→ INFORMATION SHOWN

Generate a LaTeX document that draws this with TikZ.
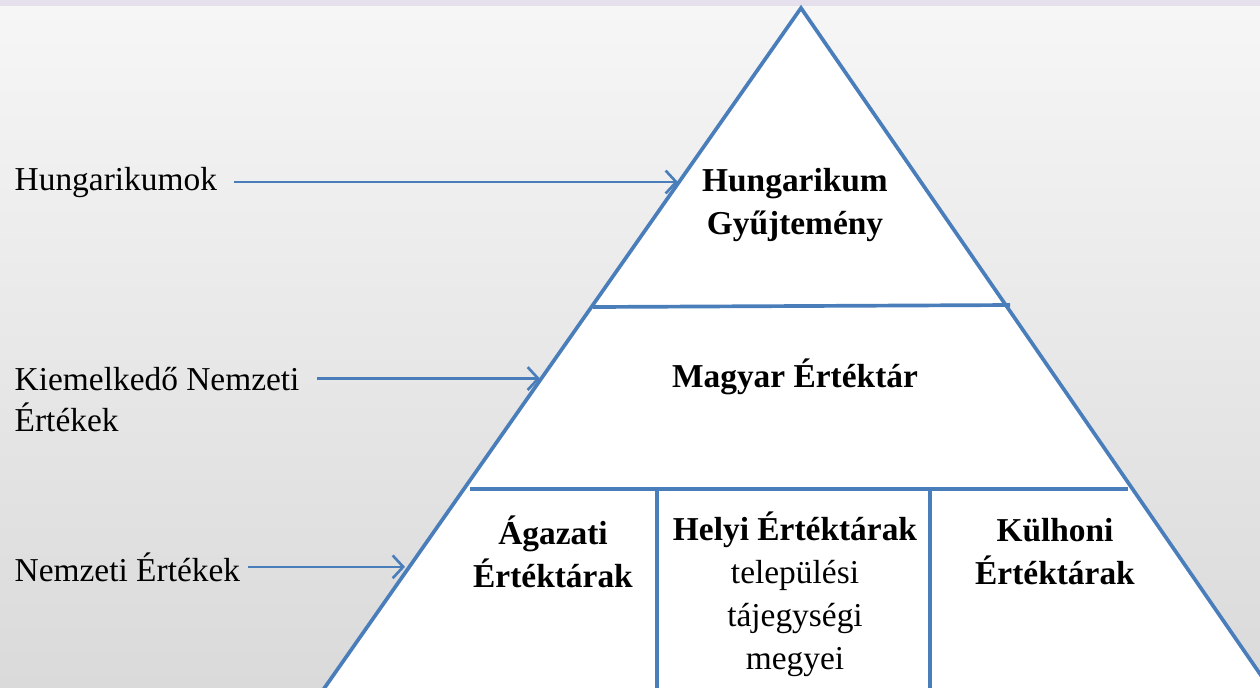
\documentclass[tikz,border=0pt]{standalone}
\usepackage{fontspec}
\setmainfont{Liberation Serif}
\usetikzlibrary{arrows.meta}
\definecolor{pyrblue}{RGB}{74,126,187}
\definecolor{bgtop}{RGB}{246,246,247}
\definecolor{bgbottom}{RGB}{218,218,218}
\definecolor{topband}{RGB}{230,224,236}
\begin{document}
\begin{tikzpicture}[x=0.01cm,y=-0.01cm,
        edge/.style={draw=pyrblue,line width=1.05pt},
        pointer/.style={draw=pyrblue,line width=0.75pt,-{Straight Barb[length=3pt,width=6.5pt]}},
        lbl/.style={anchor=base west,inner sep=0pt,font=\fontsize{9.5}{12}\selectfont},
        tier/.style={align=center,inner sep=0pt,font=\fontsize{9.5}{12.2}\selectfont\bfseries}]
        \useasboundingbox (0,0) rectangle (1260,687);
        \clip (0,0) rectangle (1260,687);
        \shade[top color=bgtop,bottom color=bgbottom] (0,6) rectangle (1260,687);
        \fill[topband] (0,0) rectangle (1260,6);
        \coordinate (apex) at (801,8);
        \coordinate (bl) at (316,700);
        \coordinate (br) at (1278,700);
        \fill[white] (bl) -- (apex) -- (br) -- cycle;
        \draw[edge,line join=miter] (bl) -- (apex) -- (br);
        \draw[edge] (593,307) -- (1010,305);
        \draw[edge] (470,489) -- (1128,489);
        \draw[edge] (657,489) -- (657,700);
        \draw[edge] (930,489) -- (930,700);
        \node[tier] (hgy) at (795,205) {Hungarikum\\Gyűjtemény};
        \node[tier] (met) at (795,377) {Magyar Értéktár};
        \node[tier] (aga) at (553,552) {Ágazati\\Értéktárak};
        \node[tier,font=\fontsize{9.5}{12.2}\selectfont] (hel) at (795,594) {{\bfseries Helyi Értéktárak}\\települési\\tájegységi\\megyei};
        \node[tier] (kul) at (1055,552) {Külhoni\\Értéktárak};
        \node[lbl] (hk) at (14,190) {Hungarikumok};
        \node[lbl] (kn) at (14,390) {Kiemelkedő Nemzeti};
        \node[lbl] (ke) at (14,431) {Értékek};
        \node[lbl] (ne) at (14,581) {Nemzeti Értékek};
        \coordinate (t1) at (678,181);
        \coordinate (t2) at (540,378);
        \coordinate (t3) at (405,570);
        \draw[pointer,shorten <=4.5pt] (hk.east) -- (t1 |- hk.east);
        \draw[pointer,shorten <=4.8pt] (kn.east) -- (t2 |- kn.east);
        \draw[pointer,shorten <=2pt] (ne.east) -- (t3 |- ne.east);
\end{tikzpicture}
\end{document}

→ WHAT IS BEING ASKED
Extract the full listing above verbatim; pictures are to be left out of the copy.

→ WORKED SOLUTION
Generate a LaTeX document that draws this with TikZ.
\documentclass[tikz,border=0pt]{standalone}
\usepackage{fontspec}
\setmainfont{Liberation Serif}
\usetikzlibrary{arrows.meta}
\definecolor{pyrblue}{RGB}{74,126,187}
\definecolor{bgtop}{RGB}{246,246,247}
\definecolor{bgbottom}{RGB}{218,218,218}
\definecolor{topband}{RGB}{230,224,236}
\begin{document}
\begin{tikzpicture}[x=0.01cm,y=-0.01cm,
        edge/.style={draw=pyrblue,line width=1.05pt},
        pointer/.style={draw=pyrblue,line width=0.75pt,-{Straight Barb[length=3pt,width=6.5pt]}},
        lbl/.style={anchor=base west,inner sep=0pt,font=\fontsize{9.5}{12}\selectfont},
        tier/.style={align=center,inner sep=0pt,font=\fontsize{9.5}{12.2}\selectfont\bfseries}]
        \useasboundingbox (0,0) rectangle (1260,687);
        \clip (0,0) rectangle (1260,687);
        \shade[top color=bgtop,bottom color=bgbottom] (0,6) rectangle (1260,687);
        \fill[topband] (0,0) rectangle (1260,6);
        \coordinate (apex) at (801,8);
        \coordinate (bl) at (316,700);
        \coordinate (br) at (1278,700);
        \fill[white] (bl) -- (apex) -- (br) -- cycle;
        \draw[edge,line join=miter] (bl) -- (apex) -- (br);
        \draw[edge] (593,307) -- (1010,305);
        \draw[edge] (470,489) -- (1128,489);
        \draw[edge] (657,489) -- (657,700);
        \draw[edge] (930,489) -- (930,700);
        \node[tier] (hgy) at (795,205) {Hungarikum\\Gyűjtemény};
        \node[tier] (met) at (795,377) {Magyar Értéktár};
        \node[tier] (aga) at (553,552) {Ágazati\\Értéktárak};
        \node[tier,font=\fontsize{9.5}{12.2}\selectfont] (hel) at (795,594) {{\bfseries Helyi Értéktárak}\\települési\\tájegységi\\megyei};
        \node[tier] (kul) at (1055,552) {Külhoni\\Értéktárak};
        \node[lbl] (hk) at (14,190) {Hungarikumok};
        \node[lbl] (kn) at (14,390) {Kiemelkedő Nemzeti};
        \node[lbl] (ke) at (14,431) {Értékek};
        \node[lbl] (ne) at (14,581) {Nemzeti Értékek};
        \coordinate (t1) at (678,181);
        \coordinate (t2) at (540,378);
        \coordinate (t3) at (405,570);
        \draw[pointer,shorten <=4.5pt] (hk.east) -- (t1 |- hk.east);
        \draw[pointer,shorten <=4.8pt] (kn.east) -- (t2 |- kn.east);
        \draw[pointer,shorten <=2pt] (ne.east) -- (t3 |- ne.east);
\end{tikzpicture}
\end{document}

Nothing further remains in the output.